Thursday, July 14, 2011

7/12/11 and 7/13/11 "There's no place like home" or "F Kansas"

Tribune, Dighton, and Larned

Kansas. Has broken. My spirit.

Here are the positive things about Kansas: they have ice cream, they have pools. Other than that, there is no reason anyone should live here.

We have been sleeping in city parks. In most towns, there are no other options. It has become a daily routine to get into the tent sans sleeping bags and sleep for just a couple hours before getting blasted in the face through the mesh window by automatic sprinklers. There is just no way around it. You can plot and plan and cover them all you want. But, the fact of the matter is you are going to get it in the face at six am.

Johnny thinks this is great. No, seriously. He thinks it's the funniest thing in the world. And he doesn't have a tent. Two days ago when we were attacked from every angle, Johnny sprang up and quickly tied down several sprinklers with my bandanas. I was so stunned by the event, I was paralyzed. I sat, soaked in my underwear still in the tent. I can hear Johnny say, "This is my favorite day ever. I absolutely adore this. This is brilliant." When I emerged from the tent, there he was, shampooing himself in a blade of sprinkler spray. Relentlessly positive.

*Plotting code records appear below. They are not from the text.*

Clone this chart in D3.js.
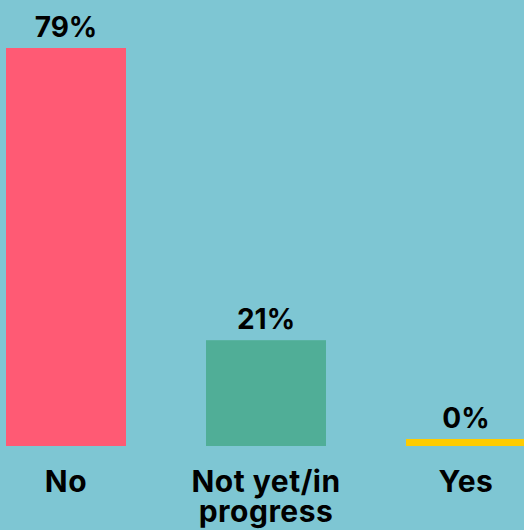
<!DOCTYPE html>
<html>
<head>
<meta charset="utf-8">
<script src="https://cdn.jsdelivr.net/npm/d3@7"></script>
<style>
  html, body { margin: 0; padding: 0; background: #7ec6d3; }
  svg { display: block; }
  text { font-family: Inter, "Open Sans", sans-serif; font-weight: 700; fill: #000; }
</style>
</head>
<body>
<svg id="chart" width="524" height="530"></svg>
<script>
// Survey answers and their shares (percent)
const categories = ["No", "Not yet/in progress", "Yes"];
const categoryLines = [["No"], ["Not yet/in", "progress"], ["Yes"]];
const values = [79, 21, 0];
const valueLabels = ["79%", "21%", "0%"];
const colors = ["#ff5a74", "#50ae97", "#ffcc00"];

const width = 524, height = 530;
const baseline = 446;
const minBar = 7; // zero values still get a visible strip

const svg = d3.select("#chart");

const x = d3.scaleBand()
  .domain(categories)
  .range([6, 526])
  .paddingInner(0.4)
  .paddingOuter(0);

const y = d3.scaleLinear()
  .domain([0, 79])
  .range([baseline, 48]);

const data = categories.map((c, i) => ({
  cat: c, value: values[i], label: valueLabels[i], color: colors[i], lines: categoryLines[i]
}));

const barTop = d => Math.min(y(d.value), baseline - minBar);

svg.selectAll("rect.bar")
  .data(data)
  .join("rect")
  .attr("class", "bar")
  .attr("x", d => x(d.cat))
  .attr("width", x.bandwidth())
  .attr("y", barTop)
  .attr("height", d => baseline - barTop(d))
  .attr("fill", d => d.color);

svg.selectAll("text.value")
  .data(data)
  .join("text")
  .attr("class", "value")
  .attr("x", d => x(d.cat) + x.bandwidth() / 2)
  .attr("y", d => barTop(d) - 11)
  .attr("text-anchor", "middle")
  .style("font-size", "28px")
  .text(d => d.label);

const cats = svg.selectAll("text.cat")
  .data(data)
  .join("text")
  .attr("class", "cat")
  .attr("x", d => x(d.cat) + x.bandwidth() / 2)
  .attr("y", 492)
  .attr("text-anchor", "middle")
  .style("font-size", "30px")
  .style("letter-spacing", "0.5px");

cats.selectAll("tspan")
  .data(d => d.lines.map(l => ({ l, cx: x(d.cat) + x.bandwidth() / 2 })))
  .join("tspan")
  .attr("x", t => t.cx)
  .attr("dy", (t, i) => i === 0 ? 0 : 30)
  .text(t => t.l);
</script>
</body>
</html>
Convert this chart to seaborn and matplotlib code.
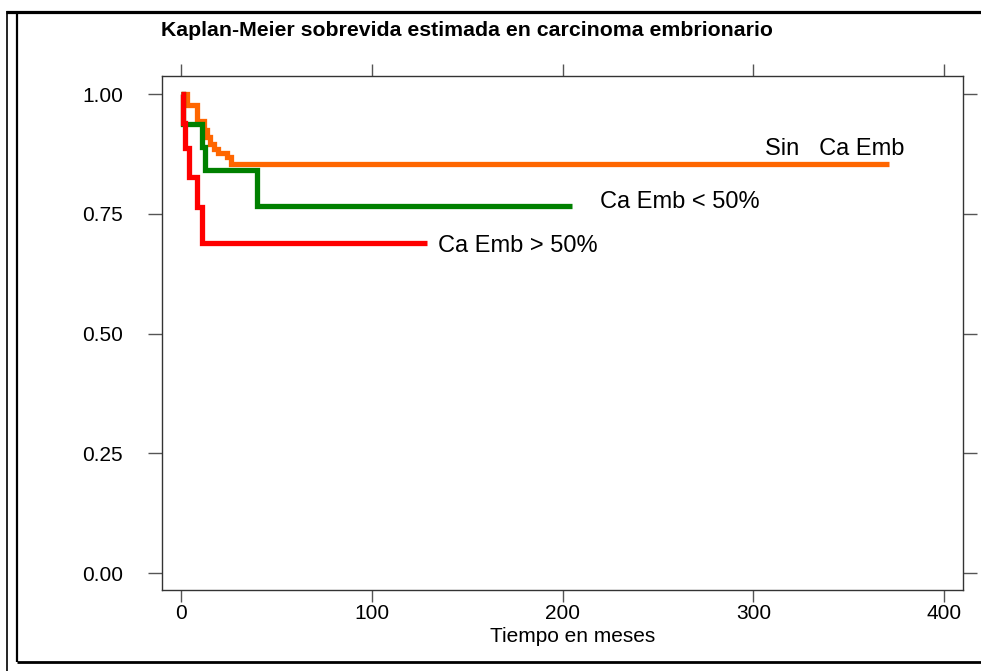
import matplotlib
matplotlib.use("Agg")
import matplotlib.pyplot as plt
from matplotlib.lines import Line2D
import numpy as np
import pandas as pd
import seaborn as sns

# ---- data ----
t_sin = [0, 3, 8, 12, 13.5, 15, 17, 19, 24, 26, 371]
s_sin = [1.0, 0.978, 0.943, 0.925, 0.91, 0.895, 0.885, 0.878, 0.868, 0.854, 0.854]

t_menor = [0, 1, 11, 12.5, 39.5, 205]
s_menor = [1.0, 0.9375, 0.89, 0.842, 0.767, 0.767]

t_mayor = [0, 1, 2, 4, 8, 11, 129]
s_mayor = [1.0, 0.94, 0.888, 0.828, 0.765, 0.689, 0.689]

grupos = ["Sin   Ca Emb", "Ca Emb < 50%", "Ca Emb > 50%"]
colores = ["#FF6600", "#008000", "#FF0000"]

x_ticks = [0, 100, 200, 300, 400]
y_ticks = [0.0, 0.25, 0.5, 0.75, 1.0]
y_ticklabels = ["0.00", "0.25", "0.50", "0.75", "1.00"]

titulo = "Kaplan-Meier sobrevida estimada en carcinoma embrionario"
xlab = "Tiempo en meses"

df = pd.concat([
    pd.DataFrame({"t": t_sin, "s": s_sin, "grupo": grupos[0]}),
    pd.DataFrame({"t": t_menor, "s": s_menor, "grupo": grupos[1]}),
    pd.DataFrame({"t": t_mayor, "s": s_mayor, "grupo": grupos[2]}),
], ignore_index=True)

# ---- style ----
sns.set_style("white")
plt.rcParams["font.family"] = ["Liberation Sans", "DejaVu Sans"]
plt.rcParams["text.color"] = "black"
plt.rcParams["axes.labelcolor"] = "black"

W, H = 981, 671
fig = plt.figure(figsize=(W / 100, H / 100), dpi=100)
ax = fig.add_axes([161.7 / W, 1 - 590 / H, (962.7 - 161.7) / W, (590 - 76) / H])

sns.lineplot(data=df, x="t", y="s", hue="grupo", hue_order=grupos,
             palette=dict(zip(grupos, colores)), estimator=None,
             drawstyle="steps-post", linewidth=3.8, legend=False, ax=ax,
             solid_capstyle="butt", solid_joinstyle="miter")

ax.set_xlim(-10.3, 409.8)
ax.set_ylim(-0.0355, 1.038)
ax.set_xticks(x_ticks)
ax.set_xticklabels([str(v) for v in x_ticks])
ax.set_yticks(y_ticks)
ax.set_yticklabels(y_ticklabels)
ax.set_ylabel("")
ax.set_xlabel(xlab, fontsize=15, va="baseline", color="black")
ax.xaxis.set_label_coords((573 - 161.7) / (962.7 - 161.7), -(641.7 - 590) / (590 - 76))

for sp in ax.spines.values():
    sp.set_visible(True)
    sp.set_color("#333333")
    sp.set_linewidth(1.0)

ax.tick_params(axis="both", which="both", direction="out", colors="#555555",
               labelcolor="black", labelsize=15, width=1.0,
               top=True, right=True, left=True, bottom=True)
ax.tick_params(axis="y", length=10, pad=18)
ax.tick_params(axis="x", length=8.4, pad=2)

# curve labels
ax.text(306, 0.873, grupos[0], fontsize=17, ha="left", va="baseline", color="black")
ax.text(219.7, 0.7625, grupos[1], fontsize=17, ha="left", va="baseline", color="black")
ax.text(134.7, 0.671, grupos[2], fontsize=17, ha="left", va="baseline", color="black")

# title
fig.text(161 / W, 1 - 36 / H, titulo, fontsize=15.3, fontweight="bold",
         ha="left", va="baseline", color="black")

# outer frame lines (figure border)
def px_line(x0, y0, x1, y1, lw):
    fig.add_artist(Line2D([x0 / W, x1 / W], [1 - y0 / H, 1 - y1 / H],
                          transform=fig.transFigure, color="black", linewidth=lw,
                          solid_capstyle="butt"))

px_line(6.8, 11, 6.8, H, 1.2)
px_line(6, 12.3, W, 12.3, 2.3)
px_line(17.4, 12, 17.4, 662.3, 1.6)
px_line(16.5, 662.3, W, 662.3, 2.0)

fig.savefig("out.png", dpi=100)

Chris has also been positive in moments of ridiculous trial. Three days in a row, record heat has taken me off the bike, absolutely spinning. He dumps water on my head, gives me a quick hug and we remount. These guys have really pushed me on.

Due to night rides and stupid long days, we have covered 448 miles in four days. It's just not right. No human should have to endure this. When a man who boxes seriously says,"I almost cried. I wanted my mum", and "This is the hardest thing I have ever done". You know it is nothing to sneeze at.

I'm starting to ask myself, 'What is the point?' I am on vacation. I didn't join the military. Today, at mile 80, when I had been riding for 7 1/2 hours, my knee had finally given out, the skin on my legs had started to bubble from the sun, my wrists throbbed from pressure on the handlebars, and my butt... I can't even describe it and I'm pretty sure I shouldn't.

Last year I set a personal best at a 10k. I ran so hard I thought I might throw up or poop my pants. My ears went wahwah, pulsing with blood. I had to use mantras like DIG DEEP and SPEND IT. I gave it, what I thought at the time, was my all. Today was about ten times harder than that. The last thirty miles I attempted to curl my tailbone under to avoid the crotch punishing pain of a Brooks saddle. I rounded my back in a way such that I was barely touching the handlebars. The effect of which makes me look precisely like the Hunchback of Notre Dame. I beg you, picture it now: filthy, long sleeved shirt, torn at the elbows, bubbling flesh, tears, blood, snot all about my face, pounding against a headwind in the least aerodynamic position a body can be in.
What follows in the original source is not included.